§ Objective: In the listing below, locate the line that contains "Write a component" and the line that contains "30, 31, 30];". Restate word for word those two lines and every line between them, and nothing else.

§ Task input:
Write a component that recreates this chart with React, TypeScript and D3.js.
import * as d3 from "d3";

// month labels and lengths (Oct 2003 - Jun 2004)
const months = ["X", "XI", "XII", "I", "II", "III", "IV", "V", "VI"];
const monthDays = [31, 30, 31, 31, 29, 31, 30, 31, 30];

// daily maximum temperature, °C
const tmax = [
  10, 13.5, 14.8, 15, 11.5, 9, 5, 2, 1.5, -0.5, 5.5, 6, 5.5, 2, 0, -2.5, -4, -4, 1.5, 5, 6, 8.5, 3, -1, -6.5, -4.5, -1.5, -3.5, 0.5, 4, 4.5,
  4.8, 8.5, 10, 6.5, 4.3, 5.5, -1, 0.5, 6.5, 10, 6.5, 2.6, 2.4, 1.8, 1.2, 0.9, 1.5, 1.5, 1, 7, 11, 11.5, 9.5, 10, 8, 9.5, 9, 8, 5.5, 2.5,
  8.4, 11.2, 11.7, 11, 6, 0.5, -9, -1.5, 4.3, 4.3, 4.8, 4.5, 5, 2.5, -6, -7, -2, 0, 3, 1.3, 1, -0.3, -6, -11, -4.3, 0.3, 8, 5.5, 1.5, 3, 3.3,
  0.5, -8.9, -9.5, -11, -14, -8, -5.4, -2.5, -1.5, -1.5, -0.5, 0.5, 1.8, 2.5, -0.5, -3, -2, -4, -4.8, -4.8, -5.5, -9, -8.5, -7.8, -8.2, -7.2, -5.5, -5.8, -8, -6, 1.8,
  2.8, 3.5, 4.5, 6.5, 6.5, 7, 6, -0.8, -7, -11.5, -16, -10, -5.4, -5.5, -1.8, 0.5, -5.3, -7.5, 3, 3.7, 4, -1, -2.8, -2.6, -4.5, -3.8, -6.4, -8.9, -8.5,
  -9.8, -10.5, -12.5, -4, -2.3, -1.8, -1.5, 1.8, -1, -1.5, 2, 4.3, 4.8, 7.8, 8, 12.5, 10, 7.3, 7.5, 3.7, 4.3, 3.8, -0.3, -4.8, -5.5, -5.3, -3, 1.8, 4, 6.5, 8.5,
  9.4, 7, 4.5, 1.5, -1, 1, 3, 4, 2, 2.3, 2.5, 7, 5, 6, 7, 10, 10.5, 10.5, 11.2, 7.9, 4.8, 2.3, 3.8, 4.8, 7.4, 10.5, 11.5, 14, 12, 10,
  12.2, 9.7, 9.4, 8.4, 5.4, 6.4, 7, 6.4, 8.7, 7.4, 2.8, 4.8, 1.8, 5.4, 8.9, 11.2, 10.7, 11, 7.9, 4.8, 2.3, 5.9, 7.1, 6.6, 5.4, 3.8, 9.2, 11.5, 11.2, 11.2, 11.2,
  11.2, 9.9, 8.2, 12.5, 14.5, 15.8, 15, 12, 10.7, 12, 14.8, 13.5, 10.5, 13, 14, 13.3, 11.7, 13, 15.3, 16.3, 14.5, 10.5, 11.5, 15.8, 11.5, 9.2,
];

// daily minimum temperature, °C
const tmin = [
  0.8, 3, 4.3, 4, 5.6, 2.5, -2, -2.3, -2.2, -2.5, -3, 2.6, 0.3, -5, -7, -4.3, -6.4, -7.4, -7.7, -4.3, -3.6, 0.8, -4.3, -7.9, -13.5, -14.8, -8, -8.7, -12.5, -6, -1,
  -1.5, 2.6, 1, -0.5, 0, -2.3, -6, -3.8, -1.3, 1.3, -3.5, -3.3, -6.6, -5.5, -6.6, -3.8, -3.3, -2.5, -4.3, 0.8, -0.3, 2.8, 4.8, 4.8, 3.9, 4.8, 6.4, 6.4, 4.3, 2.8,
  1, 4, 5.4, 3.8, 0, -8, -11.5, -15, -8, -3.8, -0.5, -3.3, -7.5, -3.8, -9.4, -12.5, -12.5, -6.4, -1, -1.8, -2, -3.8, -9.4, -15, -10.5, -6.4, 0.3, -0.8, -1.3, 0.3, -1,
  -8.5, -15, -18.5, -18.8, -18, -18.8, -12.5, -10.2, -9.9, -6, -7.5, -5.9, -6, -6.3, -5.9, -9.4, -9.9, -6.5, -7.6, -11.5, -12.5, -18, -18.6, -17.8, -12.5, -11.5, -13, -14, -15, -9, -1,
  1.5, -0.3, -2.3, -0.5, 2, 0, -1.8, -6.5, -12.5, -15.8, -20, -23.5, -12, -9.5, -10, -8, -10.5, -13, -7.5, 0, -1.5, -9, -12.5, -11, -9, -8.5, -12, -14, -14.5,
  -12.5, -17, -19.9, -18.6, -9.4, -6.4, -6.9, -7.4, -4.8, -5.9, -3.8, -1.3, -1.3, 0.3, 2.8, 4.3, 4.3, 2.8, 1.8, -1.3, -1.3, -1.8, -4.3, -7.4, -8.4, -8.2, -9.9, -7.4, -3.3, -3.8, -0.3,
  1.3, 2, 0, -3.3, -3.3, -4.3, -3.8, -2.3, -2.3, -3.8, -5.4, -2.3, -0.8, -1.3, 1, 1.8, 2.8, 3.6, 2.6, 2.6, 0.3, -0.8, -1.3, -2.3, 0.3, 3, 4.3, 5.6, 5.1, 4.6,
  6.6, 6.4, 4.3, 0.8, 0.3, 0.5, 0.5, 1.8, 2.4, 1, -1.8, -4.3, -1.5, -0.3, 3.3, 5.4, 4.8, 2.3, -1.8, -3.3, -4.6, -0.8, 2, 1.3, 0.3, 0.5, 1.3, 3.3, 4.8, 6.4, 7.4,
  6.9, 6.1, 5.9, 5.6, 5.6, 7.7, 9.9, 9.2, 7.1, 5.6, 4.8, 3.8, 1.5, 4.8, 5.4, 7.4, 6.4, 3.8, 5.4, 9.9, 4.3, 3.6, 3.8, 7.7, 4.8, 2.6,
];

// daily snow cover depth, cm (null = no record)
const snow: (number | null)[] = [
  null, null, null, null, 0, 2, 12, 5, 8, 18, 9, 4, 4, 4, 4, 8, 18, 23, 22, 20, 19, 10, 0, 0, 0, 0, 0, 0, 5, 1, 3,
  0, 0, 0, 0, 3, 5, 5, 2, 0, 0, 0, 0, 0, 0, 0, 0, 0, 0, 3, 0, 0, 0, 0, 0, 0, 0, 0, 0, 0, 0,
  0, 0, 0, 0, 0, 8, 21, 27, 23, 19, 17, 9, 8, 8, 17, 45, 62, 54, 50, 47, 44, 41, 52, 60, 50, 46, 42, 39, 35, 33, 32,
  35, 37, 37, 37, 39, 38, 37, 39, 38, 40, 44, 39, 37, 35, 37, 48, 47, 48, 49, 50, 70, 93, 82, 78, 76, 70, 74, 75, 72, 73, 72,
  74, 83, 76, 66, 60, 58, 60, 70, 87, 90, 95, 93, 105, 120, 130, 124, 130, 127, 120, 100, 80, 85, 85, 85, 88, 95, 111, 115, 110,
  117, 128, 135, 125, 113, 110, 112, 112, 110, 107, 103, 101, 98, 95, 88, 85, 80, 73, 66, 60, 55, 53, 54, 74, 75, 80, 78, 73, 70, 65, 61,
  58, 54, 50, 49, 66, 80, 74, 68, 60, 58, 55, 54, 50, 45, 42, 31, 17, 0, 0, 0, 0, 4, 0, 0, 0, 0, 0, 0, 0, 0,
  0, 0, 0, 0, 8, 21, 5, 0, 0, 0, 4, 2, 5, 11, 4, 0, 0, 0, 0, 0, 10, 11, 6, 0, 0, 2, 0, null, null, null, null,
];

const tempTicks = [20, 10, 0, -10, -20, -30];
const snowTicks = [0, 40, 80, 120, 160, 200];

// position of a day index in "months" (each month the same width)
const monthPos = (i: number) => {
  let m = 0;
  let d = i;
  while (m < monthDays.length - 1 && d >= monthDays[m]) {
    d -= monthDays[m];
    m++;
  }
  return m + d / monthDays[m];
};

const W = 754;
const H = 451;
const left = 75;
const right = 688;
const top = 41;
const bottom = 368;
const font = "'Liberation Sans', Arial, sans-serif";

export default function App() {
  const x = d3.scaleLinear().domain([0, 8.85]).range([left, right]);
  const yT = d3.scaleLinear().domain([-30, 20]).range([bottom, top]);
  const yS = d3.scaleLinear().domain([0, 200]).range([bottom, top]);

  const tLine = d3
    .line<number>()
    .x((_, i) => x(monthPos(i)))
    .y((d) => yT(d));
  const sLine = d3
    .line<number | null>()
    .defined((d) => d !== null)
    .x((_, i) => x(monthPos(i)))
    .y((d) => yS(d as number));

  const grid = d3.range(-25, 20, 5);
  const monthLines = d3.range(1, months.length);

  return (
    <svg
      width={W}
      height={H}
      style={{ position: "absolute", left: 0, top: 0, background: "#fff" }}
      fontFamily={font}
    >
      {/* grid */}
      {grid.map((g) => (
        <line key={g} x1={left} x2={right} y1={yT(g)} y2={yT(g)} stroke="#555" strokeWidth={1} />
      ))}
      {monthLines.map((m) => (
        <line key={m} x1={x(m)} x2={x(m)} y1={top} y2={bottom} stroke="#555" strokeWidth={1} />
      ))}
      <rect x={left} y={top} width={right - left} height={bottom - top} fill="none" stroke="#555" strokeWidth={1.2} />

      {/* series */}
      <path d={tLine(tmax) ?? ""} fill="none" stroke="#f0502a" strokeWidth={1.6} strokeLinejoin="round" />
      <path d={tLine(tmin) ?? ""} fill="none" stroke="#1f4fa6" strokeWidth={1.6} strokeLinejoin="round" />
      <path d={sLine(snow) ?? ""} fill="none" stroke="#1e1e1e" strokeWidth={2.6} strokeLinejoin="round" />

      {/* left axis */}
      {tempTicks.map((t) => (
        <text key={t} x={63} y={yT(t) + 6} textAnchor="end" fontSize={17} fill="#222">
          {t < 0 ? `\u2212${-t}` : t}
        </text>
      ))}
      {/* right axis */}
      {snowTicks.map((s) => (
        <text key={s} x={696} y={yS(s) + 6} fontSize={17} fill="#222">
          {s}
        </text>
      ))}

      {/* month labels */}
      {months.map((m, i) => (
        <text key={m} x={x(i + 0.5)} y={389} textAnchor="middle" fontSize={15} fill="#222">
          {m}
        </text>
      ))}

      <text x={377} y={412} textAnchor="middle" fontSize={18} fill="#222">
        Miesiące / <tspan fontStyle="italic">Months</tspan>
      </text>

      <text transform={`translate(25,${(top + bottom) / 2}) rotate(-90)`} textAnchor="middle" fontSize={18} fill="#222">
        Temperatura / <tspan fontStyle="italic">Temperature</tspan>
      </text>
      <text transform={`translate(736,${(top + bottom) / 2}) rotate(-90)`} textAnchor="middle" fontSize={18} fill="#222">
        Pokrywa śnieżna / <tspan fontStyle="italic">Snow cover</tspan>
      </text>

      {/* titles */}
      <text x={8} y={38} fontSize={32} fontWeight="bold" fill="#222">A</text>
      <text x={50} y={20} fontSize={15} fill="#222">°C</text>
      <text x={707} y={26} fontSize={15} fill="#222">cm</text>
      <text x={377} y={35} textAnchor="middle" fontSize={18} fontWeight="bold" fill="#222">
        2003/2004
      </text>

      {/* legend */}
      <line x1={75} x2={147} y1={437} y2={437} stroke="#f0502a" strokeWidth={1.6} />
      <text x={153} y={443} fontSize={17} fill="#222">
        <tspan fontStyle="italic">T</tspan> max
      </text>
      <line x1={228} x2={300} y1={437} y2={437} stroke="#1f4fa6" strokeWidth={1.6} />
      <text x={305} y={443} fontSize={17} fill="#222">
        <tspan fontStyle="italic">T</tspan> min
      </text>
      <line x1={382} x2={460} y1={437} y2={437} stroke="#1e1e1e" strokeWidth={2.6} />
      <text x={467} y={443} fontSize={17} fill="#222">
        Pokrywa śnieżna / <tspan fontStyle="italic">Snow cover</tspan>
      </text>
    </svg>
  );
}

...

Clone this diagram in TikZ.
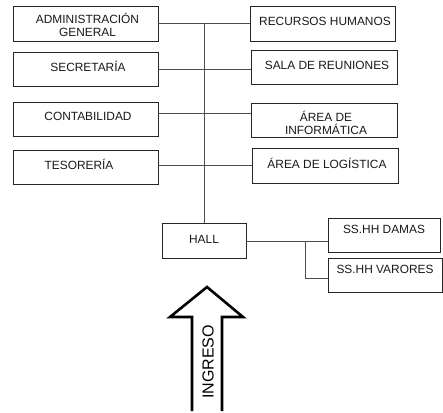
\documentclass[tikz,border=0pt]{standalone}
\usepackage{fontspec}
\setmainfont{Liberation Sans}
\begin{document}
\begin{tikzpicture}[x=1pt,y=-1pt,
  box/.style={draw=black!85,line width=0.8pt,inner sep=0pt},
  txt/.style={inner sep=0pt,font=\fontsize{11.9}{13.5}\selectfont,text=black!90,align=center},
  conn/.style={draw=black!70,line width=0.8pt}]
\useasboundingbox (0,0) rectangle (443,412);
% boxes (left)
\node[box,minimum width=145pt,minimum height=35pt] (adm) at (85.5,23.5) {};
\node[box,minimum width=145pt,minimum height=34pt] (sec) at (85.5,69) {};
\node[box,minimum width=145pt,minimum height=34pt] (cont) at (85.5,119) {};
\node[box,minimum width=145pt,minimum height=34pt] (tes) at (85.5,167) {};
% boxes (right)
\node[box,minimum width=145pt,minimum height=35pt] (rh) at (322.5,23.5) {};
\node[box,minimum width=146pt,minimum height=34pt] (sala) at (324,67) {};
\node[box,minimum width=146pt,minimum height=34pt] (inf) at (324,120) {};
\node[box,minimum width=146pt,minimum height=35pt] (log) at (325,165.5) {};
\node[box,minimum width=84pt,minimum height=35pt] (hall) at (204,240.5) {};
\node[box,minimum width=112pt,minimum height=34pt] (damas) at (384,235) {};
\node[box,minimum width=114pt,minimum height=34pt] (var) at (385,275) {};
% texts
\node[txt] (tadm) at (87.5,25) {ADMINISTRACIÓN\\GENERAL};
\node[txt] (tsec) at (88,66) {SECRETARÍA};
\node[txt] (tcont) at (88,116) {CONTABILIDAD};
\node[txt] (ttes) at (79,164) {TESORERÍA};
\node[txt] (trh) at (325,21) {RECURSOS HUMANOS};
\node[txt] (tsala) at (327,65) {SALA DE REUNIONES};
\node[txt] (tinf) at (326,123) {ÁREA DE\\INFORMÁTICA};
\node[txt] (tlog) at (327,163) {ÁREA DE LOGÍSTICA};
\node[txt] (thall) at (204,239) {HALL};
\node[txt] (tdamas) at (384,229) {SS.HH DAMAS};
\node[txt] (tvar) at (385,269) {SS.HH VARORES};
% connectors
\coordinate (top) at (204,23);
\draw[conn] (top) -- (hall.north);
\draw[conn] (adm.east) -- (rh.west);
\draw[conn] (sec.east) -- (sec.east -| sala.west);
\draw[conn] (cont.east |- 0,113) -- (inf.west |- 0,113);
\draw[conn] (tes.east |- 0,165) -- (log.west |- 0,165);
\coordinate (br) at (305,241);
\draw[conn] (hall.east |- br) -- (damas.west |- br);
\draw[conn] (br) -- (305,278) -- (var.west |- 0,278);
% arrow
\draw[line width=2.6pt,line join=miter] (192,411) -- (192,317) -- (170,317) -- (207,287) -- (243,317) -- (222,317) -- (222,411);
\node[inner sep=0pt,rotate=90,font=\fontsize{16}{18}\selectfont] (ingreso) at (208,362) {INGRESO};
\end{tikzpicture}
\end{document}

§ Completed exercise:
Write a component that recreates this chart with React, TypeScript and D3.js.
import * as d3 from "d3";

// month labels and lengths (Oct 2003 - Jun 2004)
const months = ["X", "XI", "XII", "I", "II", "III", "IV", "V", "VI"];
const monthDays = [31, 30, 31, 31, 29, 31, 30, 31, 30];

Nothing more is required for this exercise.